What this task involves: For the data below, transcribe the part that opens with the line containing "Rebuild this chart" and closes with the line containing "import seaborn as sns", exactly and with no pictures.

[Records]
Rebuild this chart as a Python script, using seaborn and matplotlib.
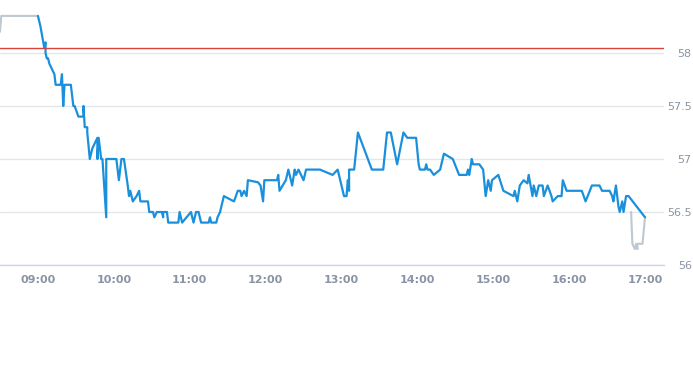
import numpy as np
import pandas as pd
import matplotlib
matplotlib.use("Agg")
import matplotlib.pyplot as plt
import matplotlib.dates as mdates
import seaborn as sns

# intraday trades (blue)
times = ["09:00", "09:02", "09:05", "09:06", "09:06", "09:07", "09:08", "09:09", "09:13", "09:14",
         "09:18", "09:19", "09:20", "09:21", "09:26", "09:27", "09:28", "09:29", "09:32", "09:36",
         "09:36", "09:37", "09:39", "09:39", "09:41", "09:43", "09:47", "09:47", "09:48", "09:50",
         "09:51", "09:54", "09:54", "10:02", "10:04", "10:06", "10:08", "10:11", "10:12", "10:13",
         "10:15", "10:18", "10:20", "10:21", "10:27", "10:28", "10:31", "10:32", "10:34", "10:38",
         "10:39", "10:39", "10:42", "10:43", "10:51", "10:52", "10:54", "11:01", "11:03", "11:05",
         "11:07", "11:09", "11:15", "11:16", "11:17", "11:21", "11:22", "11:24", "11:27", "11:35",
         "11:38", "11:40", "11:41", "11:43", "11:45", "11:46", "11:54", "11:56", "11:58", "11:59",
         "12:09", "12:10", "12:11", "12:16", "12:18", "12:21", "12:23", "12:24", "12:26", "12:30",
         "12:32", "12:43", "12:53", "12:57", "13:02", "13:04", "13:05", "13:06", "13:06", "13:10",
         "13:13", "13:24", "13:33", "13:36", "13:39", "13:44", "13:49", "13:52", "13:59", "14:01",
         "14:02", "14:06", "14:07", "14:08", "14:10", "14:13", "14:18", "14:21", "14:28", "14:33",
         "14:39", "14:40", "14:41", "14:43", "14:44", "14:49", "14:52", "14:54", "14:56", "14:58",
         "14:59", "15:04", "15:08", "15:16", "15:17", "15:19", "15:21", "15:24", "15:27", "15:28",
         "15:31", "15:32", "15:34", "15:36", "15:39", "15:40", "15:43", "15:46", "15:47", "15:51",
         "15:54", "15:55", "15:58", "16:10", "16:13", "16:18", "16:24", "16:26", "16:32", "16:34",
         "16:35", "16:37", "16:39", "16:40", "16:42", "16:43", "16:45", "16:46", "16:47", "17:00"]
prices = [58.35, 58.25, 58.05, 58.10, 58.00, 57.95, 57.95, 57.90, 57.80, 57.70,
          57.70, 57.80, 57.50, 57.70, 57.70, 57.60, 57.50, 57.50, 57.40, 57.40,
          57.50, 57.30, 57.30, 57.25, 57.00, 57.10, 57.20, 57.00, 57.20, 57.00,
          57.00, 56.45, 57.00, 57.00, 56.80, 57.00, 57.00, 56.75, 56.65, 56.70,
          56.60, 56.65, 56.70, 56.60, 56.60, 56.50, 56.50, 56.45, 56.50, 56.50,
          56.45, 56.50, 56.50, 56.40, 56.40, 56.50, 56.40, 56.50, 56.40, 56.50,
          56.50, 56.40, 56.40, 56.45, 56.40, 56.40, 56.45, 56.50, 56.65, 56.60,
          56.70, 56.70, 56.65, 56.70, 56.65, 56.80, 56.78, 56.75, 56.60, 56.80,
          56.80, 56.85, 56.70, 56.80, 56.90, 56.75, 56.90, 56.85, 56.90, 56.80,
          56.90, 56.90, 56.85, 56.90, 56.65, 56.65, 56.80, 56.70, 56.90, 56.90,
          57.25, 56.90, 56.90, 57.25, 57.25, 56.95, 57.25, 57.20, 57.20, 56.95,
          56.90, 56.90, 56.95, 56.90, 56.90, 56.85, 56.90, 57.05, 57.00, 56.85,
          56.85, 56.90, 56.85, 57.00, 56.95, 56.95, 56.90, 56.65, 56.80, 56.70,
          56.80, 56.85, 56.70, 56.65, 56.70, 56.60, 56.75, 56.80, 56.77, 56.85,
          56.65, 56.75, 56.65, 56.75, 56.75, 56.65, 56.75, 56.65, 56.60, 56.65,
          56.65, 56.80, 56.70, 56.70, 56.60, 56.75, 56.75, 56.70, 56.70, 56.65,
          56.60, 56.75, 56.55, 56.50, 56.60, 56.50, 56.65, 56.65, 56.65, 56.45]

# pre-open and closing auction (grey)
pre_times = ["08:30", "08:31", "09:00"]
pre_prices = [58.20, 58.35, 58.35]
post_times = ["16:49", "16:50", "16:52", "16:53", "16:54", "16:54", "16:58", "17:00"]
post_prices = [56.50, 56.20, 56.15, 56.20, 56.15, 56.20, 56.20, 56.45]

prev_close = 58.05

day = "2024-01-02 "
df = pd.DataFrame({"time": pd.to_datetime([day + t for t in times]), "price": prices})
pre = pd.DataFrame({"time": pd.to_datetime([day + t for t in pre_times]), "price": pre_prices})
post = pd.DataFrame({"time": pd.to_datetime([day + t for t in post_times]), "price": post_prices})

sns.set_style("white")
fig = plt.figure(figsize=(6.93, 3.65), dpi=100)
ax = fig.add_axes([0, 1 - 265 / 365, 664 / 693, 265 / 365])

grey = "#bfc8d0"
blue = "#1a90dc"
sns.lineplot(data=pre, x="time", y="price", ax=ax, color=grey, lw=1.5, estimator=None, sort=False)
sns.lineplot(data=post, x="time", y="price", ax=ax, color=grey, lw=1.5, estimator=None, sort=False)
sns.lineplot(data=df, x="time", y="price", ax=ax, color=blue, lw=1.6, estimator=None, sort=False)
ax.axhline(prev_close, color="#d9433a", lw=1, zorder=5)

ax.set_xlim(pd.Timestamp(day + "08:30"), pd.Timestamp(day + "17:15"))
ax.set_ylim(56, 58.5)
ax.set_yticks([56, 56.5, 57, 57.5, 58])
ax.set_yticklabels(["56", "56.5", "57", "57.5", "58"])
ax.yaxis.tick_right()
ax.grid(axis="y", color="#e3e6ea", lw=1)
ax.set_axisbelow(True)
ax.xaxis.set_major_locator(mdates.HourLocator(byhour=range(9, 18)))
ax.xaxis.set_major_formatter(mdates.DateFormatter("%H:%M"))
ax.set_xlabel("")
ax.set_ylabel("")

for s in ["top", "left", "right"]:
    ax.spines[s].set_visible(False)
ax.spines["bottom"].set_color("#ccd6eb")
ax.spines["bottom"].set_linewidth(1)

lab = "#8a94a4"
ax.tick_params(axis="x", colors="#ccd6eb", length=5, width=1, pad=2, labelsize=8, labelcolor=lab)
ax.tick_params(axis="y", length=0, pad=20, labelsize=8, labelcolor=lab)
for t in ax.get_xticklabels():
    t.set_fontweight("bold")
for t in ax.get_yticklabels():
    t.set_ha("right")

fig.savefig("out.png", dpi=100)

* * *

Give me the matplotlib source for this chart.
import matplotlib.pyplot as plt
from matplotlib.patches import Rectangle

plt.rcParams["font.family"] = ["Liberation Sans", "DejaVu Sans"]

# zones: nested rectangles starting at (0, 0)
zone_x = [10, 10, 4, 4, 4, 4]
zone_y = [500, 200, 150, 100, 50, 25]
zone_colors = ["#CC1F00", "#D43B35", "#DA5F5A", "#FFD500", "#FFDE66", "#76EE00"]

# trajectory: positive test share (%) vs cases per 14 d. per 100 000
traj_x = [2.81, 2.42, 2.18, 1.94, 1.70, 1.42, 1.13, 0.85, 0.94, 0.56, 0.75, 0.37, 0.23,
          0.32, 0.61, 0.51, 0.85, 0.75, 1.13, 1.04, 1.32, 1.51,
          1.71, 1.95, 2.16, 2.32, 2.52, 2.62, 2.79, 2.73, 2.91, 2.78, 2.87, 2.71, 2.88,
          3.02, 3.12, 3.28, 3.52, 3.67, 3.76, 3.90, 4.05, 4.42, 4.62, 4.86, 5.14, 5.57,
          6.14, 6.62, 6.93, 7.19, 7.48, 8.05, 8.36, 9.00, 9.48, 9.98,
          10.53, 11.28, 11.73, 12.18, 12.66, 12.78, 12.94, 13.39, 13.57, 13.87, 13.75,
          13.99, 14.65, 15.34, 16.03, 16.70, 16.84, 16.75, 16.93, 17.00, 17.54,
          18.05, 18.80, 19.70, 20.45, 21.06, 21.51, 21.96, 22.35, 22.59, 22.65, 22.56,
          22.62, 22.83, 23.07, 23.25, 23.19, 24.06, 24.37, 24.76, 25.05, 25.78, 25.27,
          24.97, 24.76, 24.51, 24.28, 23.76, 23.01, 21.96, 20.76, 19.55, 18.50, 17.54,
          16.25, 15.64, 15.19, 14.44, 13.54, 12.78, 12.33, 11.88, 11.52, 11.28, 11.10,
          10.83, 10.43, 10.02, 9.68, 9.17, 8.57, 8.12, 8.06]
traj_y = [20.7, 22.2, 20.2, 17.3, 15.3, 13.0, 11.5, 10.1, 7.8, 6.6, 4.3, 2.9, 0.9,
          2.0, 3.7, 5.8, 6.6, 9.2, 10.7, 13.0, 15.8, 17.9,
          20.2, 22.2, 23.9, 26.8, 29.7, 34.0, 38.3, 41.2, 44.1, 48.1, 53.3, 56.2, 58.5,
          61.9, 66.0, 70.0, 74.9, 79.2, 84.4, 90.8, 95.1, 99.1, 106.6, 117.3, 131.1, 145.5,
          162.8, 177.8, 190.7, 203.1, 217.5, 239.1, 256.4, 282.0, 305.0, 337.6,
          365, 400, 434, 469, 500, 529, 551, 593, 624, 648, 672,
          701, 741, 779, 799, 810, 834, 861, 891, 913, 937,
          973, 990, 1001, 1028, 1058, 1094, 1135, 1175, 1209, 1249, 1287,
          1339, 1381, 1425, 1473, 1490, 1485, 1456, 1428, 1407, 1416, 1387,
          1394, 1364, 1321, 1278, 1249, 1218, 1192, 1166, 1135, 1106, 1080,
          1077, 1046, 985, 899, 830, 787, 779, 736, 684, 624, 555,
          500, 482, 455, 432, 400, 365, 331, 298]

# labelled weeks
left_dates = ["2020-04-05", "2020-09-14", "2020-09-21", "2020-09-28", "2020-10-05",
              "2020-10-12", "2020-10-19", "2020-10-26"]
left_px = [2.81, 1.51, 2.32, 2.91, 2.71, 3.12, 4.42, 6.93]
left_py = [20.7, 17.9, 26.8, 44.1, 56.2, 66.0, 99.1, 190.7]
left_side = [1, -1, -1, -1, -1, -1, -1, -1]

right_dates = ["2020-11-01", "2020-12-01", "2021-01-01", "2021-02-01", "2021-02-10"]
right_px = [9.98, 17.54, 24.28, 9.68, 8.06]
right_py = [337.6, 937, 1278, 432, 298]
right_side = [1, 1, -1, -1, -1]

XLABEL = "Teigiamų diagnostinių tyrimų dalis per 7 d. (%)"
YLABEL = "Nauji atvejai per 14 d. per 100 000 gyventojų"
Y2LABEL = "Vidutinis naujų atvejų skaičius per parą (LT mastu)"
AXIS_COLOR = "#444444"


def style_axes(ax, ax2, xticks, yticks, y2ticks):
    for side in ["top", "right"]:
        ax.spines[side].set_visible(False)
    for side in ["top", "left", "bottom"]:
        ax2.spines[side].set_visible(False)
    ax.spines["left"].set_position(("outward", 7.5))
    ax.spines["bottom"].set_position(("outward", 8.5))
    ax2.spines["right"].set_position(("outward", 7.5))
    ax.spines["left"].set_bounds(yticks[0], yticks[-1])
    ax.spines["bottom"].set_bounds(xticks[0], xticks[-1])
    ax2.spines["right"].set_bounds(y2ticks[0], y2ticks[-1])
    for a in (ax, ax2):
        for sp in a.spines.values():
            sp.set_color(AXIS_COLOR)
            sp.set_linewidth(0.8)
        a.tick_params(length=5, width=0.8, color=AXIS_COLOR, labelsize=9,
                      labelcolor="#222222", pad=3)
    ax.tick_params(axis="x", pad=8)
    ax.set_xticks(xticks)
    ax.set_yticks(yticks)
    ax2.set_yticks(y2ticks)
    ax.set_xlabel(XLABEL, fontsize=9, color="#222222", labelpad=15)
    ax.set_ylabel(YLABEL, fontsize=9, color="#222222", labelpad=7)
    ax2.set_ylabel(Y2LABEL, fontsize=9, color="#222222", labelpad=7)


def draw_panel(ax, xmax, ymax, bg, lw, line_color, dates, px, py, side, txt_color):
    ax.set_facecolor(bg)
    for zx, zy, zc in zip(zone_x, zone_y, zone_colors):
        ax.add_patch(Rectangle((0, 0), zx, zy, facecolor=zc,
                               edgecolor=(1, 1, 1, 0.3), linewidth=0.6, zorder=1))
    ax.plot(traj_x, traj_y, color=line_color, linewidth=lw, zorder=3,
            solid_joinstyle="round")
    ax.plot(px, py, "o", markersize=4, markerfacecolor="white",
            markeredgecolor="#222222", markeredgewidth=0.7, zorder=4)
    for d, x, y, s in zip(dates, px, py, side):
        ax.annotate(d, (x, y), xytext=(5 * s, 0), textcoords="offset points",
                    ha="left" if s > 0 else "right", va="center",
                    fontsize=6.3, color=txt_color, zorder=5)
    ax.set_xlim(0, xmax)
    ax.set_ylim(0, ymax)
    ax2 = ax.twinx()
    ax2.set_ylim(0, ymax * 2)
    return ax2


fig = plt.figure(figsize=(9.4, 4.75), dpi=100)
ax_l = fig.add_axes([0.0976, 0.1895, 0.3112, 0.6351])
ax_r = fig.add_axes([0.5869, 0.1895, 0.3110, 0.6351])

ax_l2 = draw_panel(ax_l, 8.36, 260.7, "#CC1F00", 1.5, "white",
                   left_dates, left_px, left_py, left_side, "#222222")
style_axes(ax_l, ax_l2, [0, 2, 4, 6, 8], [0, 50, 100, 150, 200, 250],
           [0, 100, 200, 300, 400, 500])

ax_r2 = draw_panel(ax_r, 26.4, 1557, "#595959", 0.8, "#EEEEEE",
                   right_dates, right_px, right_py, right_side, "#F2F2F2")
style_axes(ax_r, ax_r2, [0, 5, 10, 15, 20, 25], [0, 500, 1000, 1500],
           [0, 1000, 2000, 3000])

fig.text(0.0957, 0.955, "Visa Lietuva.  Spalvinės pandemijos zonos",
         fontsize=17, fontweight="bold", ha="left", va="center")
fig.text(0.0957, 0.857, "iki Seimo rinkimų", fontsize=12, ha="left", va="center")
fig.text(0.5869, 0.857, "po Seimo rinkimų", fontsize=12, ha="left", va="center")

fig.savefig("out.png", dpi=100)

==

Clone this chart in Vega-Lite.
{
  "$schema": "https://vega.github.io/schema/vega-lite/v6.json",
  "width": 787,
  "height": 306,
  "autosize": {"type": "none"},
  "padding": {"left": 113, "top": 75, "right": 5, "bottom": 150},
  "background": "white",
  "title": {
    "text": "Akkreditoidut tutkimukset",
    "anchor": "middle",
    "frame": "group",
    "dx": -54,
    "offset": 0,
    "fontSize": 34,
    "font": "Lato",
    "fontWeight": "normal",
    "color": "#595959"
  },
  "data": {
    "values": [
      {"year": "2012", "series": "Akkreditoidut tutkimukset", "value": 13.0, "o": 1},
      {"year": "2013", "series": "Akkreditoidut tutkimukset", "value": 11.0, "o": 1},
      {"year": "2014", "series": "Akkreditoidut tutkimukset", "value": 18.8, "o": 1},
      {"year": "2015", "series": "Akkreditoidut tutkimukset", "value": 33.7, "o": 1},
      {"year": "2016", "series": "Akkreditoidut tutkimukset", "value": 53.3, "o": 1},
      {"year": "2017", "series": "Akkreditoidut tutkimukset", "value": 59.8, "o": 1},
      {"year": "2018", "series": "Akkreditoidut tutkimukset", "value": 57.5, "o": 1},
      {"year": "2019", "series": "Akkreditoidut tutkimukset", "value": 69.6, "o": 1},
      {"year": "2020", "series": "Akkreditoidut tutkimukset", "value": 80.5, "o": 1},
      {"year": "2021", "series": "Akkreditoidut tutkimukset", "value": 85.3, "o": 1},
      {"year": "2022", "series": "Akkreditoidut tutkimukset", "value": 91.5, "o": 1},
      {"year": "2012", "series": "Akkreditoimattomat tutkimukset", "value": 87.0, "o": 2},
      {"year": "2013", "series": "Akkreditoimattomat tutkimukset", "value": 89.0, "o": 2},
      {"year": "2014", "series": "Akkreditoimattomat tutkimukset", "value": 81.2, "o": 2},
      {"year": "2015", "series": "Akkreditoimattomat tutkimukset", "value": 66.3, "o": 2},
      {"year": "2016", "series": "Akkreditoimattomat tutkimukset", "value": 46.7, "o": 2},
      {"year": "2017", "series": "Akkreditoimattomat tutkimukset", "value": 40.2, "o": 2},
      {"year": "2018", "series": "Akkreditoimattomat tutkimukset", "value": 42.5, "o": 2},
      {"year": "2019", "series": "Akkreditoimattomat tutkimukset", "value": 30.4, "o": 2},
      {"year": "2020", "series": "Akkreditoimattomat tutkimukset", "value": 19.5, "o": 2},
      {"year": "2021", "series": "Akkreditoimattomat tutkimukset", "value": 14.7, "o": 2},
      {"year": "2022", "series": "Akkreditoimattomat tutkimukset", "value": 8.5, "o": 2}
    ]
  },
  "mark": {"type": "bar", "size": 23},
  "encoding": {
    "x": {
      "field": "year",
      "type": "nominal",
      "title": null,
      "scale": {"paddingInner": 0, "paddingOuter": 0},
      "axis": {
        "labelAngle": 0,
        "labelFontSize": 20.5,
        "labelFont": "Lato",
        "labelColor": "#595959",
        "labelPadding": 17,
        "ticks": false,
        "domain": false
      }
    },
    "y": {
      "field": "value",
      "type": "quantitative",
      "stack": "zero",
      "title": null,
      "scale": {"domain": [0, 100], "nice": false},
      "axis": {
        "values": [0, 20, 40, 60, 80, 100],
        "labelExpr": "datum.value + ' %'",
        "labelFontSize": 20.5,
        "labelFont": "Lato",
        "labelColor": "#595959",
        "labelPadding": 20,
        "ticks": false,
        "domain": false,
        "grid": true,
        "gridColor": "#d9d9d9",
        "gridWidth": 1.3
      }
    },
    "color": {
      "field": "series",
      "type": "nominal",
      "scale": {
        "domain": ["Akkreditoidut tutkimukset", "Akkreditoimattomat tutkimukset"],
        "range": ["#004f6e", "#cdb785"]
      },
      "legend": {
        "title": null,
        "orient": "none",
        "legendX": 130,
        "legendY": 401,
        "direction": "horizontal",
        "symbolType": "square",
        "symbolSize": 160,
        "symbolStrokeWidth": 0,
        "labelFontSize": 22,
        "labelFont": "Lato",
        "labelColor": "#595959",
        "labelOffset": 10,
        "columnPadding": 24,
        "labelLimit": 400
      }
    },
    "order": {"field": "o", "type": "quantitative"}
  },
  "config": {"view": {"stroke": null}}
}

Solution for this problem:
Rebuild this chart as a Python script, using seaborn and matplotlib.
import numpy as np
import pandas as pd
import matplotlib
matplotlib.use("Agg")
import matplotlib.pyplot as plt
import matplotlib.dates as mdates
import seaborn as sns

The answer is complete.